To get to even a .500 record, and potentially in the mix for a top-6 seed, the Lakers will have to finish 14-9. That’s a .609 winning percentage. That’s a rate the Lakers have won at exactly once in the past 11 years: their title-winning season in the bubble in 2020.
That’s quite the uphill battle. But making the Play-In Tournament isn’t nearly as daunting. The Lakers only need to pass three teams to get there and the three teams in front of them aren’t exactly a murder’s row. The Oklahoma City Thunder and Utah Jazz could pivot towards development after making deadline deals that lean in that direction. That leaves just the Portland Trail Blazers, who have been wildly inconsistent all season.

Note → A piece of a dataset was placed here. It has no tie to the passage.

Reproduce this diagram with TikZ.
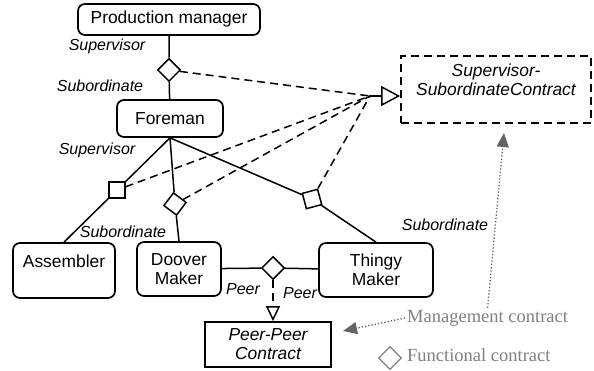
\documentclass[tikz,border=0pt]{standalone}
\usepackage{fontspec}
\setmainfont{Liberation Sans}
\newfontfamily\legendfont{Liberation Serif}
\usetikzlibrary{arrows.meta,shapes.geometric}
\definecolor{legendgray}{RGB}{128,128,128}
\definecolor{arrowgray}{RGB}{100,100,100}

\begin{document}
\begin{tikzpicture}[x=1pt, y=-1pt,
  role/.style={draw, rounded corners=7pt, line width=1.7pt, align=center, inner sep=0pt, font=\fontsize{17.4}{19}\selectfont},
  contract/.style={draw, line width=1.7pt, align=center, inner sep=0pt, font=\fontsize{17.4}{19}\selectfont\itshape},
  link/.style={draw, diamond, line width=1.5pt, fill=white, minimum width=23pt, minimum height=23pt, inner sep=0pt},
  rolelabel/.style={font=\fontsize{16}{18}\selectfont\itshape, inner sep=0pt},
  tie/.style={line width=1.5pt},
  bind/.style={line width=1.5pt, dash pattern=on 8pt off 5pt},
  legend/.style={text=legendgray, inner sep=2pt, font=\legendfont\fontsize{18.5}{20}\selectfont},
  hint/.style={arrowgray, line width=1.3pt, dotted, -{Triangle[length=14pt, width=12pt]}}
]

\useasboundingbox (0,0) rectangle (594,371);

% roles
\node[role, minimum width=182pt, minimum height=31pt] (pm) at (169,19.5) {Production manager};
\node[role, minimum width=106pt, minimum height=37pt] (fm) at (170,118.5) {Foreman};
\node[role, minimum width=102pt, minimum height=55pt] (asm) at (64,270.5) {Assembler\\\mbox{}};
\node[role, minimum width=84pt, minimum height=54pt] (dm) at (179,269) {Doover\\Maker};
\node[role, minimum width=114pt, minimum height=54pt] (tm) at (376,270) {Thingy\\Maker};

% contracts
\node[contract, dashed, dash pattern=on 8pt off 5pt, minimum width=190pt, minimum height=67pt] (ssc) at (496,89.5) {Supervisor-\\SubordinateContract\\\mbox{}};
\node[contract, minimum width=126pt, minimum height=45pt] (ppc) at (268,344.5) {Peer-Peer\\Contract};

% functional links
\node[link] (dP) at (169,70) {};
\node[link, rotate=45] (dA) at (117,190) {};
\node[link, rotate=8] (dD) at (175,204) {};
\node[link, rotate=-30] (dT) at (312,199) {};
\node[link] (dPeer) at (273,268) {};

\draw[tie] (pm) -- (dP) -- (fm);
\draw[tie] (fm.south) -- (dA) -- (asm.north);
\draw[tie] (fm.south) -- (dD) -- (dm.north);
\draw[tie] (fm.south) -- (dT) -- (tm.north);
\draw[tie] (dm) -- (dPeer) -- (tm);

% contract bindings
\coordinate (hub) at (370,96);
\draw[bind] (dP) -- (hub);
\draw[bind] (dA) -- (hub);
\draw[bind] (dD) -- (hub);
\draw[bind] (dT) -- (hub);
\draw[tie, -{Triangle[open, length=19pt, width=20pt]}] (hub) -- (ssc.west |- hub);
\draw[bind, -{Triangle[open, length=15pt, width=14pt]}] (dPeer) -- (dPeer |- ppc.north);

% role names
\node[rolelabel] (lSup1) at (107,46) {Supervisor};
\node[rolelabel] (lSub1) at (100,86) {Subordinate};
\node[rolelabel] (lSup2) at (97,150) {Supervisor};
\node[rolelabel] (lSubA) at (123,232) {Subordinate};
\node[rolelabel] (lSubT) at (445,225) {Subordinate};
\node[rolelabel] (lPeer1) at (243,289) {Peer};
\node[rolelabel] (lPeer2) at (300,293) {Peer};

% legend
\node[legend, anchor=west] (mc) at (405,318) {Management contract};
\node[legend, anchor=west] (fc) at (405,355) {Functional contract};
\node[draw=legendgray, diamond, line width=1.3pt, minimum width=23pt, minimum height=23pt, inner sep=0pt] (fcMark) at (390,358) {};
\coordinate (ppcTip) at (343,331);
\coordinate (sscTip) at (504,133);
\draw[hint] (mc.west) -- (ppcTip);
\draw[hint] (mc.north) -- (sscTip);

\end{tikzpicture}
\end{document}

We really can’t draw a whole lot from the Lakers’ season-long stats, as they aren’t anything resembling the team they are now. They’ll presumably continue to draw a lot of free throws, while giving up barely any. Thanks, all-time leading scorer in NBA history! They’ll also probably continue to play pretty fast, as the deadline added some players who like to get up and down the floor.
Because it’s James and Davis leading a roster that now resembles an actual basketball team, Los Angeles is pretty dangerous. In the pseudo-single-elimination style of the Play-In Tournament, those two are enough to win a game or two almost by themselves. Then, if you’re Denver or Memphis, your reward for a wonderful regular season becomes a two-week, seven-game battle against LeBron James, Anthony Davis and a potentially sneaky-good playoff roster.